» Exercise aim:
Restate the full listing word for word and leave the pictures out.

>>>

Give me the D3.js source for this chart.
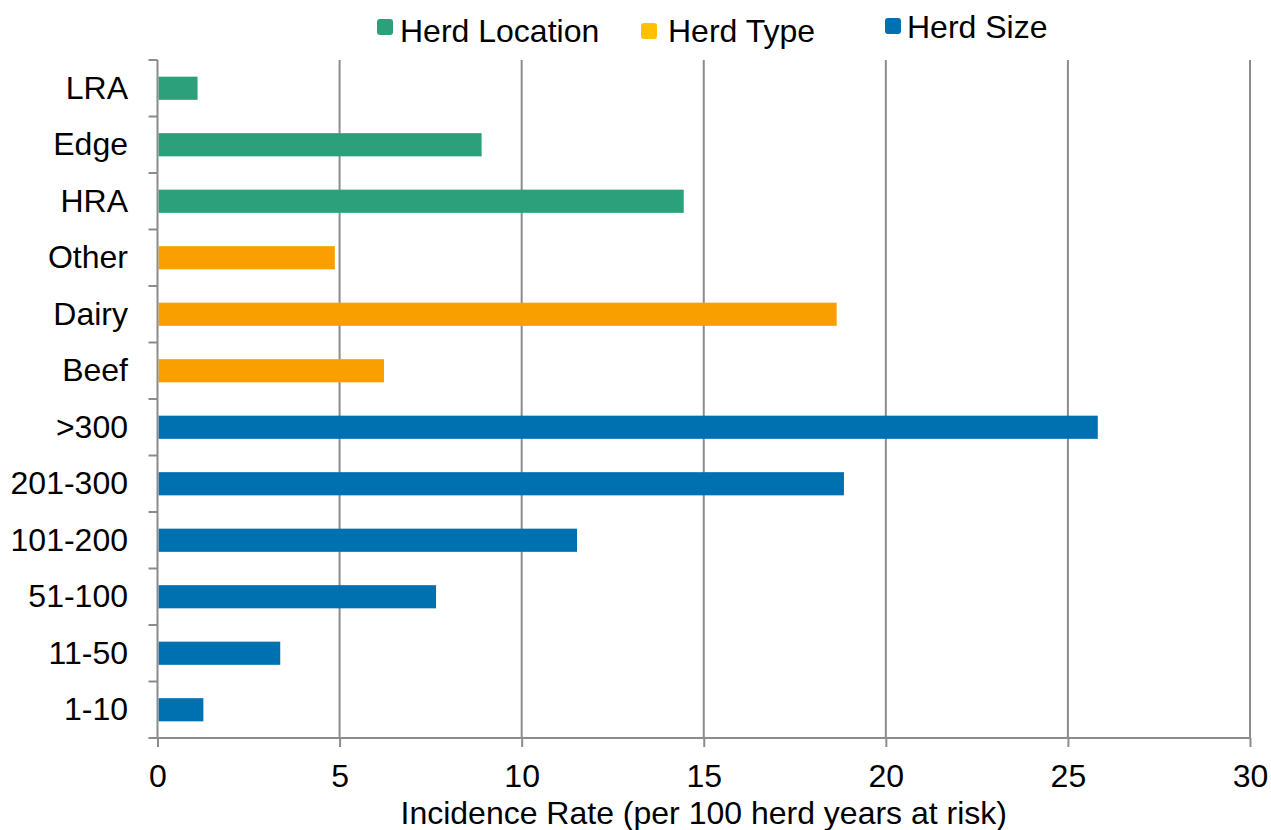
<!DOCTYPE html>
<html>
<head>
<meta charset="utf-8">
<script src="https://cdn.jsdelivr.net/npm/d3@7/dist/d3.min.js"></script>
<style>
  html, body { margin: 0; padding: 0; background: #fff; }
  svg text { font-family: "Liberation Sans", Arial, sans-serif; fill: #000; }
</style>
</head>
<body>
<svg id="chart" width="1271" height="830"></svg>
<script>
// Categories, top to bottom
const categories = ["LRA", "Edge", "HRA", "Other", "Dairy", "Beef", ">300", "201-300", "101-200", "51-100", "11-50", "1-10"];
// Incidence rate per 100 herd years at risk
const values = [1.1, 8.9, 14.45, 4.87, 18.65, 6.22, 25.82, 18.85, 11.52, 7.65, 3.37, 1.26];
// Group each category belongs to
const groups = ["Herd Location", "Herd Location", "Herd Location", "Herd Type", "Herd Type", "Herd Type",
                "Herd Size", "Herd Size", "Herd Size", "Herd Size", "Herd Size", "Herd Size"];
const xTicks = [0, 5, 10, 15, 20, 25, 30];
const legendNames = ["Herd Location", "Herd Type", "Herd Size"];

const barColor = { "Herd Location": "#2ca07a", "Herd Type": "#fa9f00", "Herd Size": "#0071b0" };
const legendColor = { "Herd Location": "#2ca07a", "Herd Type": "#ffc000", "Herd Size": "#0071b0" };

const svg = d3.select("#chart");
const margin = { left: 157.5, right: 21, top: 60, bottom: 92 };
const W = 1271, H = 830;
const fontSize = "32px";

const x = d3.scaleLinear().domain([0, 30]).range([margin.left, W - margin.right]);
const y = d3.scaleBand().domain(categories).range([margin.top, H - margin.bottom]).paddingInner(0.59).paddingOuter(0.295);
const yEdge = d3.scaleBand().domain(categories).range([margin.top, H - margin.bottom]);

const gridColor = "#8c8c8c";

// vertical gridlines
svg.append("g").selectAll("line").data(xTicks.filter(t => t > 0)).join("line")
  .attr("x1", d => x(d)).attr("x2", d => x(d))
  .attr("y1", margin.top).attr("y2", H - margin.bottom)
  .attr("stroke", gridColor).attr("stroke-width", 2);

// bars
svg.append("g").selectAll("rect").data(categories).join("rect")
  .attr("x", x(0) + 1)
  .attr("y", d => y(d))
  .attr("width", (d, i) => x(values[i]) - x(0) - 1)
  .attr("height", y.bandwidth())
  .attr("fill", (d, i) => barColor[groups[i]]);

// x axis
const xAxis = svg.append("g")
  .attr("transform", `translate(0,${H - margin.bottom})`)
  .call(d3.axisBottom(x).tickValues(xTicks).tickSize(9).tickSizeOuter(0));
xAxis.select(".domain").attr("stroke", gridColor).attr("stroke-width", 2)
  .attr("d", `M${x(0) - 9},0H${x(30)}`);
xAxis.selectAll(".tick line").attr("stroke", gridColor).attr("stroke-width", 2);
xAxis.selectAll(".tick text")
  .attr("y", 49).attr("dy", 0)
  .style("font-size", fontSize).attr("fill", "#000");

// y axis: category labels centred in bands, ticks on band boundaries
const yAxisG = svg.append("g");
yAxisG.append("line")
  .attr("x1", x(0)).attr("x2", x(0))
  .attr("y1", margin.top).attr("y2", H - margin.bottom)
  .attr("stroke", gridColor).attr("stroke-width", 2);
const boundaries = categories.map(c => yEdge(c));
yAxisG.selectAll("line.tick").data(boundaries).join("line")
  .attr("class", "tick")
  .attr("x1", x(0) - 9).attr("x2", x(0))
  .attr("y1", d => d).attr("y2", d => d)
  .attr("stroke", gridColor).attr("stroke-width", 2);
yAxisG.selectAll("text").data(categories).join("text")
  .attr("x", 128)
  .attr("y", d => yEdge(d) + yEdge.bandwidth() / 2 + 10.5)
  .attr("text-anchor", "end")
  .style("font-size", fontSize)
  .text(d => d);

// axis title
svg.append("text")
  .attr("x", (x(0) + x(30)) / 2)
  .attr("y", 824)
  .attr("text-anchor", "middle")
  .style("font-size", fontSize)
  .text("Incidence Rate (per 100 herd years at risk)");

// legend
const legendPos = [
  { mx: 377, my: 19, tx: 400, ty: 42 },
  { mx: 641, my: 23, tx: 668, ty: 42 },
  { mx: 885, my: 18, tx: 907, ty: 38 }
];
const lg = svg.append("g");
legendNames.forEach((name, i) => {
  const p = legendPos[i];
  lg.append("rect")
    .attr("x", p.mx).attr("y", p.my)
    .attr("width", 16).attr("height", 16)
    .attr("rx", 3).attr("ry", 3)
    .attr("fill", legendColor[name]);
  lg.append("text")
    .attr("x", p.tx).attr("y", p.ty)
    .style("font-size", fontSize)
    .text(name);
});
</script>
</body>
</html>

<<<

» The completed task:
Give me the D3.js source for this chart.
<!DOCTYPE html>
<html>
<head>
<meta charset="utf-8">
<script src="https://cdn.jsdelivr.net/npm/d3@7/dist/d3.min.js"></script>
<style>
  html, body { margin: 0; padding: 0; background: #fff; }
  svg text { font-family: "Liberation Sans", Arial, sans-serif; fill: #000; }
</style>
</head>
<body>
<svg id="chart" width="1271" height="830"></svg>
<script>
// Categories, top to bottom
const categories = ["LRA", "Edge", "HRA", "Other", "Dairy", "Beef", ">300", "201-300", "101-200", "51-100", "11-50", "1-10"];
// Incidence rate per 100 herd years at risk
const values = [1.1, 8.9, 14.45, 4.87, 18.65, 6.22, 25.82, 18.85, 11.52, 7.65, 3.37, 1.26];
// Group each category belongs to
const groups = ["Herd Location", "Herd Location", "Herd Location", "Herd Type", "Herd Type", "Herd Type",
                "Herd Size", "Herd Size", "Herd Size", "Herd Size", "Herd Size", "Herd Size"];
const xTicks = [0, 5, 10, 15, 20, 25, 30];
const legendNames = ["Herd Location", "Herd Type", "Herd Size"];

const barColor = { "Herd Location": "#2ca07a", "Herd Type": "#fa9f00", "Herd Size": "#0071b0" };
const legendColor = { "Herd Location": "#2ca07a", "Herd Type": "#ffc000", "Herd Size": "#0071b0" };

const svg = d3.select("#chart");
const margin = { left: 157.5, right: 21, top: 60, bottom: 92 };
const W = 1271, H = 830;
const fontSize = "32px";

const x = d3.scaleLinear().domain([0, 30]).range([margin.left, W - margin.right]);
const y = d3.scaleBand().domain(categories).range([margin.top, H - margin.bottom]).paddingInner(0.59).paddingOuter(0.295);
const yEdge = d3.scaleBand().domain(categories).range([margin.top, H - margin.bottom]);

const gridColor = "#8c8c8c";

// vertical gridlines
svg.append("g").selectAll("line").data(xTicks.filter(t => t > 0)).join("line")
  .attr("x1", d => x(d)).attr("x2", d => x(d))
  .attr("y1", margin.top).attr("y2", H - margin.bottom)
  .attr("stroke", gridColor).attr("stroke-width", 2);

// bars
svg.append("g").selectAll("rect").data(categories).join("rect")
  .attr("x", x(0) + 1)
  .attr("y", d => y(d))
  .attr("width", (d, i) => x(values[i]) - x(0) - 1)
  .attr("height", y.bandwidth())
  .attr("fill", (d, i) => barColor[groups[i]]);

// x axis
const xAxis = svg.append("g")
  .attr("transform", `translate(0,${H - margin.bottom})`)
  .call(d3.axisBottom(x).tickValues(xTicks).tickSize(9).tickSizeOuter(0));
xAxis.select(".domain").attr("stroke", gridColor).attr("stroke-width", 2)
  .attr("d", `M${x(0) - 9},0H${x(30)}`);
xAxis.selectAll(".tick line").attr("stroke", gridColor).attr("stroke-width", 2);
xAxis.selectAll(".tick text")
  .attr("y", 49).attr("dy", 0)
  .style("font-size", fontSize).attr("fill", "#000");

// y axis: category labels centred in bands, ticks on band boundaries
const yAxisG = svg.append("g");
yAxisG.append("line")
  .attr("x1", x(0)).attr("x2", x(0))
  .attr("y1", margin.top).attr("y2", H - margin.bottom)
  .attr("stroke", gridColor).attr("stroke-width", 2);
const boundaries = categories.map(c => yEdge(c));
yAxisG.selectAll("line.tick").data(boundaries).join("line")
  .attr("class", "tick")
  .attr("x1", x(0) - 9).attr("x2", x(0))
  .attr("y1", d => d).attr("y2", d => d)
  .attr("stroke", gridColor).attr("stroke-width", 2);
yAxisG.selectAll("text").data(categories).join("text")
  .attr("x", 128)
  .attr("y", d => yEdge(d) + yEdge.bandwidth() / 2 + 10.5)
  .attr("text-anchor", "end")
  .style("font-size", fontSize)
  .text(d => d);

// axis title
svg.append("text")
  .attr("x", (x(0) + x(30)) / 2)
  .attr("y", 824)
  .attr("text-anchor", "middle")
  .style("font-size", fontSize)
  .text("Incidence Rate (per 100 herd years at risk)");

// legend
const legendPos = [
  { mx: 377, my: 19, tx: 400, ty: 42 },
  { mx: 641, my: 23, tx: 668, ty: 42 },
  { mx: 885, my: 18, tx: 907, ty: 38 }
];
const lg = svg.append("g");
legendNames.forEach((name, i) => {
  const p = legendPos[i];
  lg.append("rect")
    .attr("x", p.mx).attr("y", p.my)
    .attr("width", 16).attr("height", 16)
    .attr("rx", 3).attr("ry", 3)
    .attr("fill", legendColor[name]);
  lg.append("text")
    .attr("x", p.tx).attr("y", p.ty)
    .style("font-size", fontSize)
    .text(name);
});
</script>
</body>
</html>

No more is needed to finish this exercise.